Verräterische Bilder
Wie heute bekanntgegeben wurde, geht der 66. Hörspielpreises der Kriegsblinden an das Hörspiel „Screener“ von Lucas Derycke. Die Preisverleihung findet am Mittwoch, dem 17. Mai um 17 Uhr im Funkhaus des Deutschlandfunks (DLF) am Raderberggürtel in Köln statt. Das Stück ist zusammen mit den beiden anderen nominierten auf der Website der Film- und Medienstiftung NRW, die zusammen mit dem Bund der Kriegsblinden Deutschlands den Preis trägt, nachzuhören. Die Begründungen der 14-köpfigen Jury für die drei Nominierungen finden sich hier.
Die drei Finalisten des Hörspielpreises der Kriegsblinden 2017
Darauf, dass ein Bild ein Bild ist und keine Pfeife, hat schon 1929 der belgische Surrealist René Magritte hingewiesen, als er seinem Gemälde „La trahison des images“ („Der Verrat der Bilder“) den Satz „Ceci n’est pas une pipe“ („Das ist keine Pfeife“) beigesellte und damit die Text-Bild-Schere, wenn schon nicht erfunden, so doch popularisiert hat. In den audiovisuellen Medien kommt dieses Phänomen als Ton-Bild-Schere vor und als Ton-Text-Schere in den akustischen. Was im alltäglichen Mediengebrauch für (meist unfreiwillige) Komik sorgt, beispielsweise wenn die Metapher vom „kreisenden Pleitegeier“ mit den Vögeln der Gattung Aegypiinae bebildert wird, kann auch als künstlerisches Stilmittel produktiv gemacht werden. Die drei Finalisten des 66. Hörspielpreises der Kriegsblinden – „Evangelium Pasolini“ von Arnold Stadler und Oliver Sturm, „Screener“ von Lucas Derycke und „Mein Herz ist leer“ von Werner Fritsch – arbeiten mit je eigenen Mitteln an den Paradoxien der Verhältnisse von Ton und Bild.

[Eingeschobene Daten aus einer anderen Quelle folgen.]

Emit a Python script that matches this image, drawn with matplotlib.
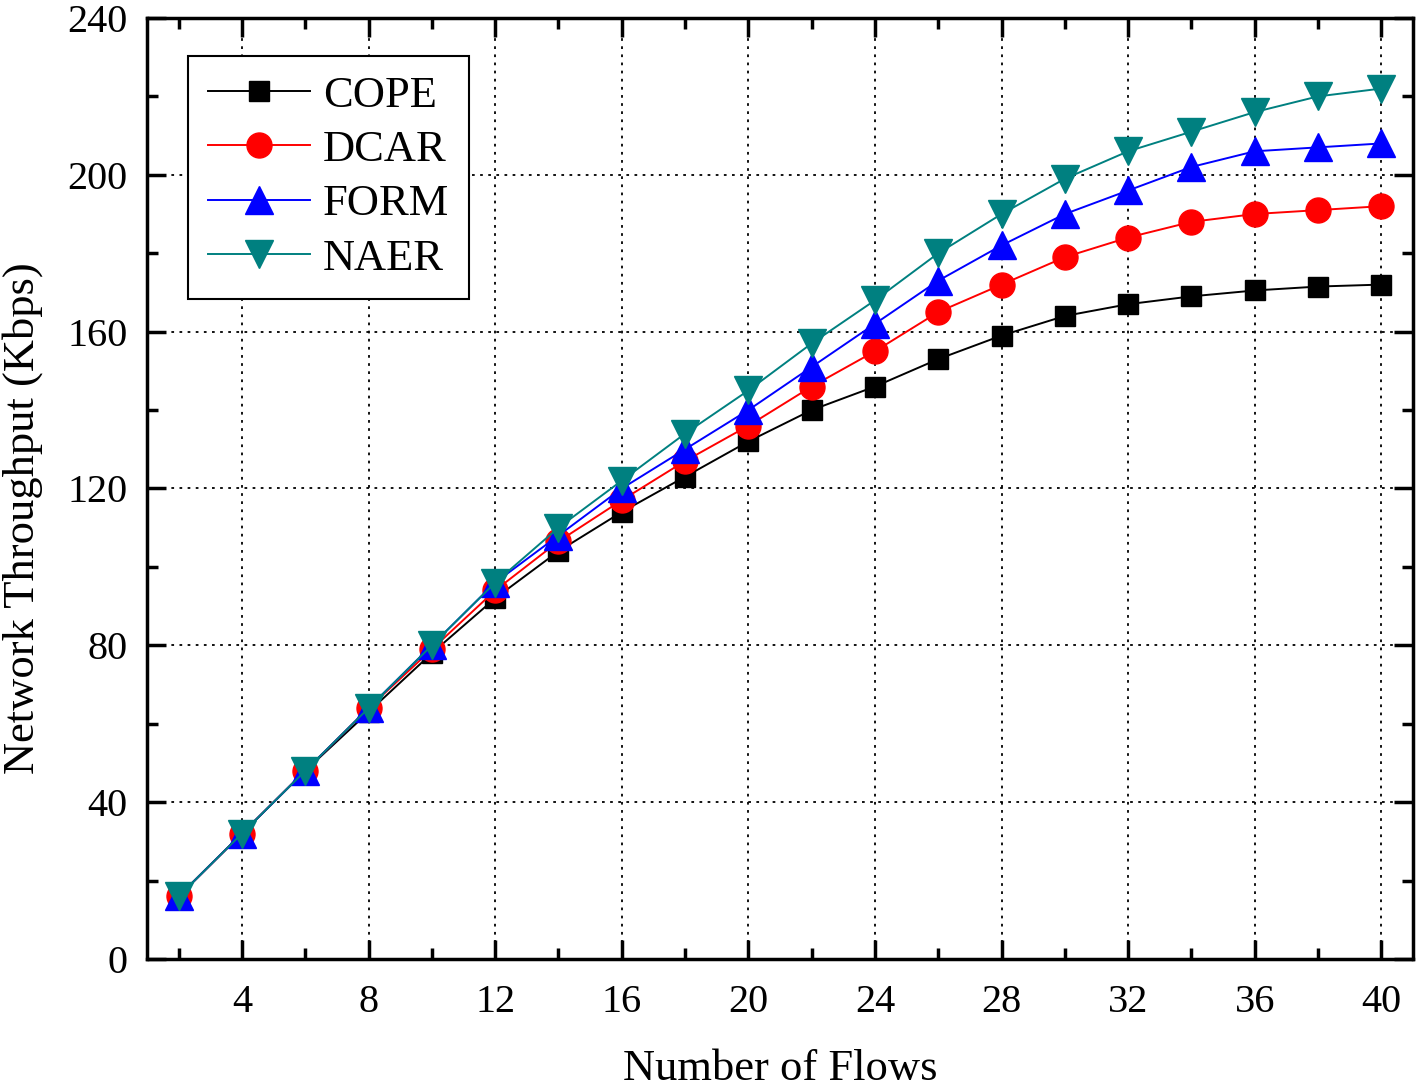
import matplotlib
matplotlib.use("Agg")
import matplotlib.pyplot as plt
from matplotlib.ticker import MultipleLocator

plt.rcParams["font.family"] = ["Liberation Serif", "DejaVu Serif"]

# %%
flows = [2, 4, 6, 8, 10, 12, 14, 16, 18, 20, 22, 24, 26, 28, 30, 32, 34, 36, 38, 40]
cope = [16, 32, 48, 63, 78, 92, 104, 114, 123, 132, 140, 146, 153, 159, 164, 167, 169, 170.5, 171.5, 172]
dcar = [16, 32, 48, 64, 79, 94, 106.5, 117, 127, 136, 146, 155, 165, 172, 179, 184, 188, 190, 191, 192]
form = [16, 32, 48, 64, 80, 96, 108, 120, 130, 140, 151, 162, 173, 182, 190, 196, 202, 206, 207, 208]
naer = [16, 32, 48, 64, 80, 96, 110, 122, 134, 145, 157, 168, 180, 190, 199, 206, 211, 216, 220, 222]

series = [
    ("COPE", cope, "black", "s", 15),
    ("DCAR", dcar, "red", "o", 18),
    ("FORM", form, "blue", "^", 20),
    ("NAER", naer, "#008080", "v", 20),
]

# %%
fig = plt.figure(figsize=(14.18, 10.89), dpi=100)
ax = fig.add_axes([0.1037, 0.1194, 0.8928, 0.8641])

for name, vals, color, marker, ms in series:
    ax.plot(flows, vals, color=color, marker=marker, markersize=ms, lw=1.4, label=name)

ax.set_xlim(1, 41)
ax.set_ylim(0, 240)
ax.xaxis.set_major_locator(MultipleLocator(4))
ax.xaxis.set_minor_locator(MultipleLocator(2))
ax.yaxis.set_major_locator(MultipleLocator(40))
ax.yaxis.set_minor_locator(MultipleLocator(20))
ax.tick_params(which="both", direction="in", top=True, right=True, width=2.5, labelsize=29)
ax.tick_params(which="major", length=14)
ax.tick_params(axis="x", which="major", pad=18)
ax.tick_params(axis="y", which="major", pad=14)
ax.tick_params(which="minor", length=8)
ax.grid(True, which="major", linestyle=(0, (1.5, 3)), color="black", lw=1.3)
for sp in ax.spines.values():
    sp.set_linewidth(2.5)

ax.set_xlabel("Number of Flows", fontsize=32, labelpad=20)
ax.set_ylabel("Network Throughput (Kbps)", fontsize=32)
ax.yaxis.set_label_coords(-0.082, 0.468)

leg = ax.legend(loc="upper left", bbox_to_anchor=(0.032, 0.96), borderaxespad=0, fontsize=32,
                fancybox=False, edgecolor="black", framealpha=1, handlelength=2.3,
                borderpad=0.45, labelspacing=0.32, handletextpad=0.3)
leg.get_frame().set_linewidth(1.5)

plt.savefig("out.png", dpi=100)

Offensichtlich und vor aller Ohren geschieht das im vom Hessischen Rundfunk (HR) und Deutschlandfunk (DLF) koproduzierten Stück „Evangelium Pasolini“, das schon als Hörspiel des Jahres 2016 ausgezeichnet wurde. Basis dieses Hörspiels ist Pier Paolo Pasolinis Schwarzweißfilm „„Il Vangelo Secondo Matteo“ („Das 1. Evangelium – Matthäus“) aus dem Jahr 1964. Der Schriftsteller und ehemalige Priesterseminarist Arnold Stadler erzählt in „Evangelium Pasolini“ nicht nur den Plot der Passionsgeschichte nach, es werden auch die Bildeinstellungen und Kamerafahrten beschrieben. Zusätzlich trifft das Film-Drehbuch auf Motive des Romans „Salvatore“ von Arnold Stadler und die Geschichte des gewaltsamen Todes Pasolinis ist ein weiterer integraler Bestandteil des Hörspiels.

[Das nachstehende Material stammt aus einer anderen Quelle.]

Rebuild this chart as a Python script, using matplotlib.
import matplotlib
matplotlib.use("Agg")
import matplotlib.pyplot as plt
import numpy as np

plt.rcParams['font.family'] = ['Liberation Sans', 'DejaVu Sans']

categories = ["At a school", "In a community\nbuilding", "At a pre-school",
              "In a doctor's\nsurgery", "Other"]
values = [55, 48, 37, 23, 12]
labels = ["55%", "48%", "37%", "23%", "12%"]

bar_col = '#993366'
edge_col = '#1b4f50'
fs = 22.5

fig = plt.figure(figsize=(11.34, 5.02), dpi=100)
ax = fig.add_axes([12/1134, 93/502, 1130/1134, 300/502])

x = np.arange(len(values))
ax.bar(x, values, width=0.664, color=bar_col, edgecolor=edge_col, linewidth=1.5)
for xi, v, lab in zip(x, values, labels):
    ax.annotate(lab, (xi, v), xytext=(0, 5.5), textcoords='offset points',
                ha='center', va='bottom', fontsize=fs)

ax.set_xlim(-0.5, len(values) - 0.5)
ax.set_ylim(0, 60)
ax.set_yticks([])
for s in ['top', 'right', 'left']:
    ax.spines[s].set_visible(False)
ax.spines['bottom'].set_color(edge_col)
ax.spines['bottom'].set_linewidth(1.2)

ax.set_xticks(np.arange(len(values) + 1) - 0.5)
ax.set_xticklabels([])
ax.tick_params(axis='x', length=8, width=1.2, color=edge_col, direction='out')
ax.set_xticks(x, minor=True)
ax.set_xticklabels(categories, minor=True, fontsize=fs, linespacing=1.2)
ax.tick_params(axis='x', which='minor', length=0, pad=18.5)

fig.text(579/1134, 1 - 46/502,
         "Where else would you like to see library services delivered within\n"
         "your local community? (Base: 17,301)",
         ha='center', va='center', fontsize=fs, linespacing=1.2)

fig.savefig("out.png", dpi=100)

Der Humanismus der Autoren
In diesem Reigen aus Referenzen (und Differenzen) kommt sogar das vor, was in der Unterscheidung von Bild und Abgebildetem, von Objekt und seiner Repräsentation unsichtbar ist, nämlich der Akt der Unterscheidung selbst. Es ist der Schnitt, der, selbst nicht hörbar, erst in der Unterscheidung von Vorherigem und Nachfolgenden merkbar wird und den Regisseur Oliver Sturm mit akustischen Signalen markiert hat. Denn das Hörspiel ist anders als das Theater, aber ähnlich wie der Film ein Medium des Schnitts, auch wenn dabei heutzutage keine Scheren mehr zum Einsatz kommen, die allerdings noch als Metaphern für das Auseinanderklaffen von Sinn und Bedeutung benutzt werden können.
In Arnold Stadlers und Oliver Sturms 66-minütigem Hörspiel geht es um die Geschichte eines Verrats, eines Verrats, der durch einen Kuss ins Bild gesetzt wird. Das Verräterische an den Film- wie an den Hörbilden, die hier vor Ohren geführt werden, ist, dass durch sie stets der Humanismus ihrer Autoren (Pasolini, Stadler, Sturm) durchschimmert. Ein Humanismus, der hörbar wird, wenn Arnold Stadler sein Entsetzen formuliert, als Jesus mit fundamentalistischem Furor den Baum verflucht, an dem sich Judas erhängt hat: „Du sollst in Ewigkeit keine Frucht mehr tragen.“
Der Schnitt durch den Rezipienten
Eine andere Art des Entsetzens hört man in „Screener“, dem ersten Langhörspiel des jungen belgischen Autors und Regisseurs Lucas Derycke (Jahrgang 1990). Auch sein Hörspiel basiert auf bewegten Bildern, nämlich auf durchkomponierten Filmbildern, deren erklärte Absicht es ist, Angst und Schrecken zu verbreiten. Doch ihre Materialität ist eine andere als die auf Filmstreifen gebannten Bilder Pasolinis. Es sind digitale Bilder von Folter und Mord, aber auch pornografische Bilder. Felix, die Hauptfigur in Deryckes 43-minütigem WDR-Hörspiel, soll sie sichten, damit sie noch vor Erscheinen aus dem Internet herausgefiltert werden können. „Internet Content Reviewer“ oder kurz „Screener“ nennt sich dieser Job – eine Drecksarbeit, die große Internet-Firmen gerne in die Dritte Welt auslagern.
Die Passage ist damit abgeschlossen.